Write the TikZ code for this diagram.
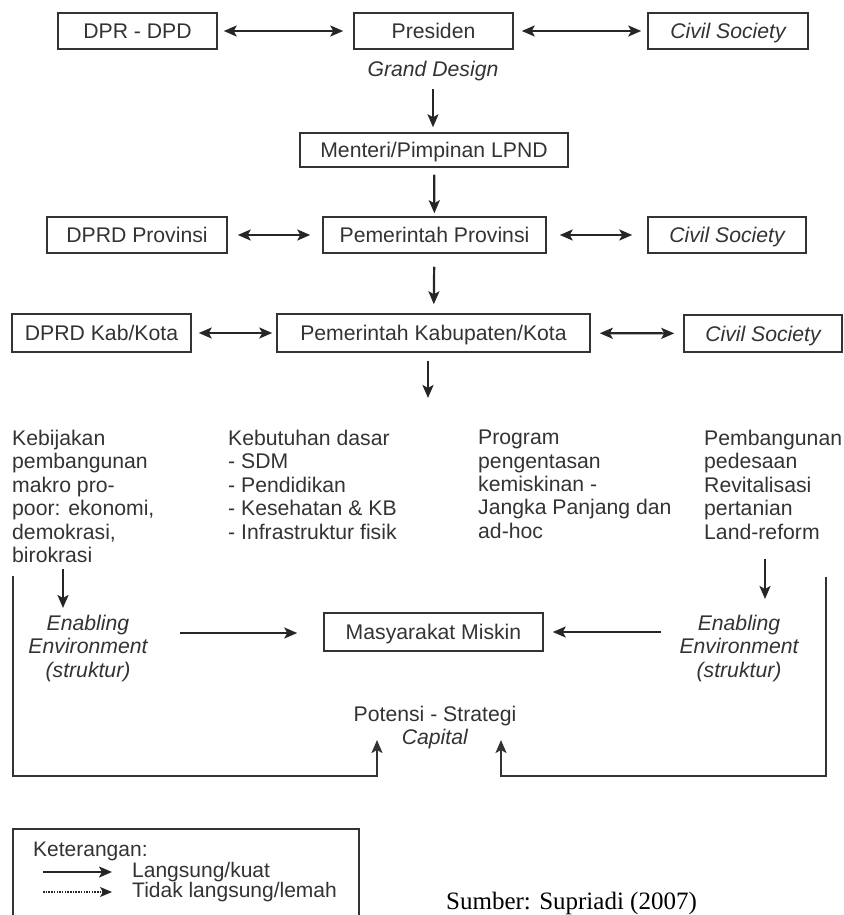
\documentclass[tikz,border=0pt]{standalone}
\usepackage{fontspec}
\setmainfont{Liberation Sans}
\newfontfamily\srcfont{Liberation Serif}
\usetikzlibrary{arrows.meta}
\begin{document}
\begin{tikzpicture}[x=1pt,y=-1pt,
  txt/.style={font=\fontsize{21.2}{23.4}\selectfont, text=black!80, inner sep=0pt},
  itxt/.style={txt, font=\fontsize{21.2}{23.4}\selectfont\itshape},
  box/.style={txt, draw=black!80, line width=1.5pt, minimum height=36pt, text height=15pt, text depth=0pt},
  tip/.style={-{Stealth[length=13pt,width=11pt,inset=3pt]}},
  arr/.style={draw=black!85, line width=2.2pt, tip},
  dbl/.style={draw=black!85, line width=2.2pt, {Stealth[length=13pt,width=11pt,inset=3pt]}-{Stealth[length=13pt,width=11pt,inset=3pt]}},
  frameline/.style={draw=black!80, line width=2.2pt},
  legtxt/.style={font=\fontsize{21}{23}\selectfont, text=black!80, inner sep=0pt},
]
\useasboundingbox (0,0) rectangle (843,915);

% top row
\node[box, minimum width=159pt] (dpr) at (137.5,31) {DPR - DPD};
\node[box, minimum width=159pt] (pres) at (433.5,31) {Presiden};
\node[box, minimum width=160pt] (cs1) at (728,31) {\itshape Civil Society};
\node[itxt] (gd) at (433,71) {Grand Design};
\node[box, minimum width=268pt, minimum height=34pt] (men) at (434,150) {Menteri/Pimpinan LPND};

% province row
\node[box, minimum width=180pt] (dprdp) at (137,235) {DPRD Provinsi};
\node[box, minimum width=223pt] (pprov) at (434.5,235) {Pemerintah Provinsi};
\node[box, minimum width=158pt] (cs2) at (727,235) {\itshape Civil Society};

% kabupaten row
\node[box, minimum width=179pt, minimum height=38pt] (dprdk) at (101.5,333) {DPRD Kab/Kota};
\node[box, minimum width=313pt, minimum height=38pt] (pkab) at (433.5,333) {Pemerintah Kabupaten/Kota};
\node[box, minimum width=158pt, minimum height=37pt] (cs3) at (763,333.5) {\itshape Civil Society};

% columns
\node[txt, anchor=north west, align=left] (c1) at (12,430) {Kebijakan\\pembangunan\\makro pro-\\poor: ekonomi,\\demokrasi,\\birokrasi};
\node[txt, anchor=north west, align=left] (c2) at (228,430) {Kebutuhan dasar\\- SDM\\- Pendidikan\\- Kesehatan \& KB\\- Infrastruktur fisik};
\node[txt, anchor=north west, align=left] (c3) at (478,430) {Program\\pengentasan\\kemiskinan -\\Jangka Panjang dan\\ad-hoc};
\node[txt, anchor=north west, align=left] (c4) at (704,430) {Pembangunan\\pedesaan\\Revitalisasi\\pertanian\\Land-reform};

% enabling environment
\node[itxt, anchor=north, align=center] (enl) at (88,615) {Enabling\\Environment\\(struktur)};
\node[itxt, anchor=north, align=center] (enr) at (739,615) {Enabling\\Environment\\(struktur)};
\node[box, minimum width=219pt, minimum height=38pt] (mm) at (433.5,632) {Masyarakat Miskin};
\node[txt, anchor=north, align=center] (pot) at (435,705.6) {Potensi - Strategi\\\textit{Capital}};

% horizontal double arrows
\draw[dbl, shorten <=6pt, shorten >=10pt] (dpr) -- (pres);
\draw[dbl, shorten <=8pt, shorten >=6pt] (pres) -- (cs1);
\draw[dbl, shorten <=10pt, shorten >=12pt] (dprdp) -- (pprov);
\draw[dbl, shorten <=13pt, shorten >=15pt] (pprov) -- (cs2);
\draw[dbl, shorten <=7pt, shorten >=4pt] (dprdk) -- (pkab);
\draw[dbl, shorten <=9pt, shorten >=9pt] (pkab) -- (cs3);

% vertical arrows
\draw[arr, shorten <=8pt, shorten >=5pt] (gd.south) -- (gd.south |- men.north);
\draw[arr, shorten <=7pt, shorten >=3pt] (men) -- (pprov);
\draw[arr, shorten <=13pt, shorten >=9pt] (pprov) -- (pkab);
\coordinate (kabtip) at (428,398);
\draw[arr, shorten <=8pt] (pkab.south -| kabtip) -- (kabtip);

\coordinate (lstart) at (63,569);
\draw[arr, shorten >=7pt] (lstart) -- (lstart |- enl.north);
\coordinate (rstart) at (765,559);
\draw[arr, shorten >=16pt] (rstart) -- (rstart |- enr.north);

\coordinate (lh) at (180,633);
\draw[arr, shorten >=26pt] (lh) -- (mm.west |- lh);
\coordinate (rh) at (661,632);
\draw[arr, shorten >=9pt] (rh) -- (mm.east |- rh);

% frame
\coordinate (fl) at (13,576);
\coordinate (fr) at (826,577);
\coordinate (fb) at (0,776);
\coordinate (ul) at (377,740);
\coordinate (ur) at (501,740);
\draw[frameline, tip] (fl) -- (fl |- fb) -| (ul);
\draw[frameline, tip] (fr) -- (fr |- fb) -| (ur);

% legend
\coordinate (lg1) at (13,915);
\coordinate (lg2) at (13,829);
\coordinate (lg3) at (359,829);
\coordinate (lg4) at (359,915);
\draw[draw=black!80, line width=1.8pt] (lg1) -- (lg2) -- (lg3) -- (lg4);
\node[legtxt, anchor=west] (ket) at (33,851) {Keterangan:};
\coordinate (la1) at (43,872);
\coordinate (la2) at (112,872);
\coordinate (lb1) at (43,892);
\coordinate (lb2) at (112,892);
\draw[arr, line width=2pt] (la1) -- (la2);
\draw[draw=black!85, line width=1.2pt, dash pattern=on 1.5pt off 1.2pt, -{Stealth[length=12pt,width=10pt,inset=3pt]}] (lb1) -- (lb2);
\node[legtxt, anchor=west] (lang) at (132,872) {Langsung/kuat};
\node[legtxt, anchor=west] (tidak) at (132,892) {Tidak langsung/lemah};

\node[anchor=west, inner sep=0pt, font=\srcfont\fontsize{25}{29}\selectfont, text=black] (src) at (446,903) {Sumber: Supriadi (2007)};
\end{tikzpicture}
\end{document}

**Aim of the task:**
Do not include the images; transcribe the rest of the listing exactly.

**The reply:**
Write the TikZ code for this diagram.
\documentclass[tikz,border=0pt]{standalone}
\usepackage{fontspec}
\setmainfont{Liberation Sans}
\newfontfamily\srcfont{Liberation Serif}
\usetikzlibrary{arrows.meta}
\begin{document}
\begin{tikzpicture}[x=1pt,y=-1pt,
  txt/.style={font=\fontsize{21.2}{23.4}\selectfont, text=black!80, inner sep=0pt},
  itxt/.style={txt, font=\fontsize{21.2}{23.4}\selectfont\itshape},
  box/.style={txt, draw=black!80, line width=1.5pt, minimum height=36pt, text height=15pt, text depth=0pt},
  tip/.style={-{Stealth[length=13pt,width=11pt,inset=3pt]}},
  arr/.style={draw=black!85, line width=2.2pt, tip},
  dbl/.style={draw=black!85, line width=2.2pt, {Stealth[length=13pt,width=11pt,inset=3pt]}-{Stealth[length=13pt,width=11pt,inset=3pt]}},
  frameline/.style={draw=black!80, line width=2.2pt},
  legtxt/.style={font=\fontsize{21}{23}\selectfont, text=black!80, inner sep=0pt},
]
\useasboundingbox (0,0) rectangle (843,915);

% top row
\node[box, minimum width=159pt] (dpr) at (137.5,31) {DPR - DPD};
\node[box, minimum width=159pt] (pres) at (433.5,31) {Presiden};
\node[box, minimum width=160pt] (cs1) at (728,31) {\itshape Civil Society};
\node[itxt] (gd) at (433,71) {Grand Design};
\node[box, minimum width=268pt, minimum height=34pt] (men) at (434,150) {Menteri/Pimpinan LPND};

% province row
\node[box, minimum width=180pt] (dprdp) at (137,235) {DPRD Provinsi};
\node[box, minimum width=223pt] (pprov) at (434.5,235) {Pemerintah Provinsi};
\node[box, minimum width=158pt] (cs2) at (727,235) {\itshape Civil Society};

% kabupaten row
\node[box, minimum width=179pt, minimum height=38pt] (dprdk) at (101.5,333) {DPRD Kab/Kota};
\node[box, minimum width=313pt, minimum height=38pt] (pkab) at (433.5,333) {Pemerintah Kabupaten/Kota};
\node[box, minimum width=158pt, minimum height=37pt] (cs3) at (763,333.5) {\itshape Civil Society};

% columns
\node[txt, anchor=north west, align=left] (c1) at (12,430) {Kebijakan\\pembangunan\\makro pro-\\poor: ekonomi,\\demokrasi,\\birokrasi};
\node[txt, anchor=north west, align=left] (c2) at (228,430) {Kebutuhan dasar\\- SDM\\- Pendidikan\\- Kesehatan \& KB\\- Infrastruktur fisik};
\node[txt, anchor=north west, align=left] (c3) at (478,430) {Program\\pengentasan\\kemiskinan -\\Jangka Panjang dan\\ad-hoc};
\node[txt, anchor=north west, align=left] (c4) at (704,430) {Pembangunan\\pedesaan\\Revitalisasi\\pertanian\\Land-reform};

% enabling environment
\node[itxt, anchor=north, align=center] (enl) at (88,615) {Enabling\\Environment\\(struktur)};
\node[itxt, anchor=north, align=center] (enr) at (739,615) {Enabling\\Environment\\(struktur)};
\node[box, minimum width=219pt, minimum height=38pt] (mm) at (433.5,632) {Masyarakat Miskin};
\node[txt, anchor=north, align=center] (pot) at (435,705.6) {Potensi - Strategi\\\textit{Capital}};

% horizontal double arrows
\draw[dbl, shorten <=6pt, shorten >=10pt] (dpr) -- (pres);
\draw[dbl, shorten <=8pt, shorten >=6pt] (pres) -- (cs1);
\draw[dbl, shorten <=10pt, shorten >=12pt] (dprdp) -- (pprov);
\draw[dbl, shorten <=13pt, shorten >=15pt] (pprov) -- (cs2);
\draw[dbl, shorten <=7pt, shorten >=4pt] (dprdk) -- (pkab);
\draw[dbl, shorten <=9pt, shorten >=9pt] (pkab) -- (cs3);

% vertical arrows
\draw[arr, shorten <=8pt, shorten >=5pt] (gd.south) -- (gd.south |- men.north);
\draw[arr, shorten <=7pt, shorten >=3pt] (men) -- (pprov);
\draw[arr, shorten <=13pt, shorten >=9pt] (pprov) -- (pkab);
\coordinate (kabtip) at (428,398);
\draw[arr, shorten <=8pt] (pkab.south -| kabtip) -- (kabtip);

\coordinate (lstart) at (63,569);
\draw[arr, shorten >=7pt] (lstart) -- (lstart |- enl.north);
\coordinate (rstart) at (765,559);
\draw[arr, shorten >=16pt] (rstart) -- (rstart |- enr.north);

\coordinate (lh) at (180,633);
\draw[arr, shorten >=26pt] (lh) -- (mm.west |- lh);
\coordinate (rh) at (661,632);
\draw[arr, shorten >=9pt] (rh) -- (mm.east |- rh);

% frame
\coordinate (fl) at (13,576);
\coordinate (fr) at (826,577);
\coordinate (fb) at (0,776);
\coordinate (ul) at (377,740);
\coordinate (ur) at (501,740);
\draw[frameline, tip] (fl) -- (fl |- fb) -| (ul);
\draw[frameline, tip] (fr) -- (fr |- fb) -| (ur);

% legend
\coordinate (lg1) at (13,915);
\coordinate (lg2) at (13,829);
\coordinate (lg3) at (359,829);
\coordinate (lg4) at (359,915);
\draw[draw=black!80, line width=1.8pt] (lg1) -- (lg2) -- (lg3) -- (lg4);
\node[legtxt, anchor=west] (ket) at (33,851) {Keterangan:};
\coordinate (la1) at (43,872);
\coordinate (la2) at (112,872);
\coordinate (lb1) at (43,892);
\coordinate (lb2) at (112,892);
\draw[arr, line width=2pt] (la1) -- (la2);
\draw[draw=black!85, line width=1.2pt, dash pattern=on 1.5pt off 1.2pt, -{Stealth[length=12pt,width=10pt,inset=3pt]}] (lb1) -- (lb2);
\node[legtxt, anchor=west] (lang) at (132,872) {Langsung/kuat};
\node[legtxt, anchor=west] (tidak) at (132,892) {Tidak langsung/lemah};

\node[anchor=west, inner sep=0pt, font=\srcfont\fontsize{25}{29}\selectfont, text=black] (src) at (446,903) {Sumber: Supriadi (2007)};
\end{tikzpicture}
\end{document}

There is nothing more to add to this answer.